Recuerdo otros casos concretos. Un misionero que se dirigía en motocicleta al interior del país se topó con unos soldados quienes, metralleta en mano, le hicieron señales de que no se detuviera y siguiera adelante. Pocos metros más allá pudo escuchar el sonido de unos disparos. Todo el cargamento humano fue fusilado allí mismo. Eran bahutu. Unas jóvenes alumnas de una escuela de Bujumbura, de etnia bahutu, habían sido obligadas por unos estudiantes batutsi a desnudarse delante de ellos en una de las salas del centro. Mientras unas eran violadas brutalmente, otras recibieron descargas eléctricas en los pechos y otras partes sensibles de su cuerpo hasta la muerte. En los centros superiores y en la universidad, los estudiantes batutsi podían hacer lo que quisieran con sus compañeros bahutu. Nadie podía decirles nada.
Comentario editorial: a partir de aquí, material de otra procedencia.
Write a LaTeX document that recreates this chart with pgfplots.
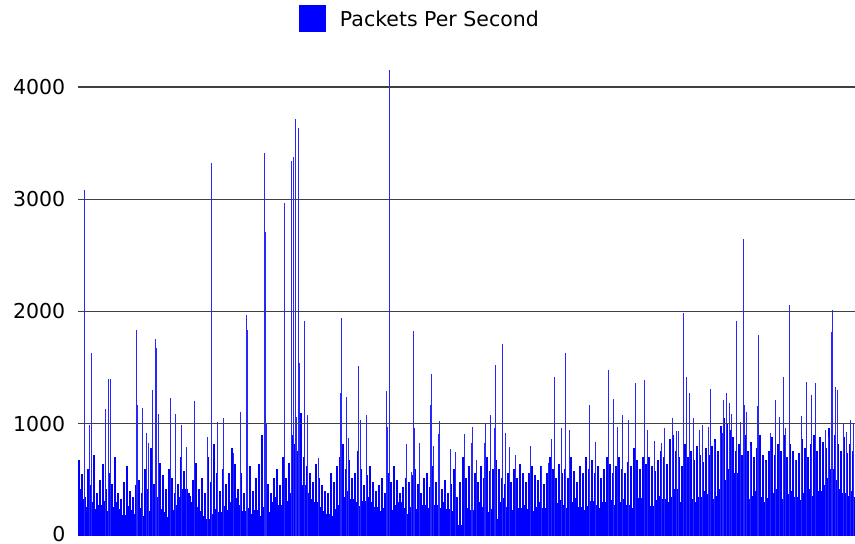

A uno le sacaron los ojos, y a otro le arrancaron los testículos. Las cuchilladas estaban al orden del día y de la noche. Una religiosa negra (hutu), una enfermera que había estado a cargo de un misionero durante todo el tiempo en que éste había permanecido ingresado en el hospital de Gitega, también fue asesinada. Decían que por el hecho de estar al corriente de todo lo que pasaba en el país. Otra monja negra (hutu) de un convento cercano al Centro de Estudios de Muyange había desaparecido y nadie ha vuelto a saber nada de ella. Muchos sacerdotes negros hutus pasaron al otro mundo. Jamás he podido olvidar aquel poeta y escritor, de gran inteligencia y sabiduría que había estudiado teología en Roma, muy proclive a la implantación de nuevas formas de evangelización para Burundi: el abbé Mikaeli Kayoya.

Treinta y siete años y medio después, creo estar en condiciones de poder extraer algunas conclusiones más o menos razonadas. Nunca tuve nada en contra de la gente sencilla de la etnia batutsi. Siempre quise mantener con ella buenas relaciones. Valoro, sin embargo, como totalmente rechazable la prepotencia tutsi y su comportamiento gubernamental, político y militar. A diferencia de los siglos xix y xx, en que el África negra permaneció en las manos blancas de una Europa central y meridional con ansias de convertirse en potencia colonial, otras nuevas formas de colonización y dominación, en este caso anglosajona, se están imponiendo en el siglo xxi, el siglo de la globalización. Países como Alemania, Bélgica, España, Francia, Italia, Portugal, la Unión Soviética, China, etc., que intentaron apoderarse del Continente Africano durante los siglos xix y xx, están siendo arrinconados (no totalmente) y van siendo sustituidos (cada vez más intensamente) por Estados Unidos y Gran Bretaña de manera progresiva. Y no tanto por los gobiernos de estas potencias –que no dejan de ser meros títeres en manos más poderosas– como, sobre todo, por parte de lobbies de alcance mundial cada vez más influyentes. ¿Por qué no tengo que llegar a concluir, precisamente, que son los lobbies de los grandes negocios anglosajones quienes utilizan la prepotencia tutsi contra la población hutu con la finalidad de procurarse una presencia mucho más cómoda en una región repleta de recursos naturales? ¡No hay nada semejante en todo el planeta como el Congo, Ruanda, Burundi, la región de los Grandes Lagos! En 1972 ya conocí allí a ingenieros de la ONU que hacían prospecciones encaminadas a encontrar materiales calificados como “singulares” dentro del término parroquial donde yo trabajaba.

Posteriormente, Cecili Buele, ya de nuevo en Mallorca, ha ocupado cargos como el de presidente de Amnistía Internacional Mallorca, impulsor de la asociación Drets Humans de Mallorca, concejal en el Ayuntamiento de Palma, conseller de Cultura i Joventut en el Consell de Mallorca y diputado en el Parlament de les Illes Balears. A comienzos de 1996 nos acompañó durante muchos días en nuestra primera marcha por la Paz en Ruanda y Burundi, marcha que se inició en Barcelona para finalizar en la sede de la ONU en Ginebra. Allí fuimos recibidos por el Alto Comisionado para los Derechos Humanos, José Ayala-Lasso.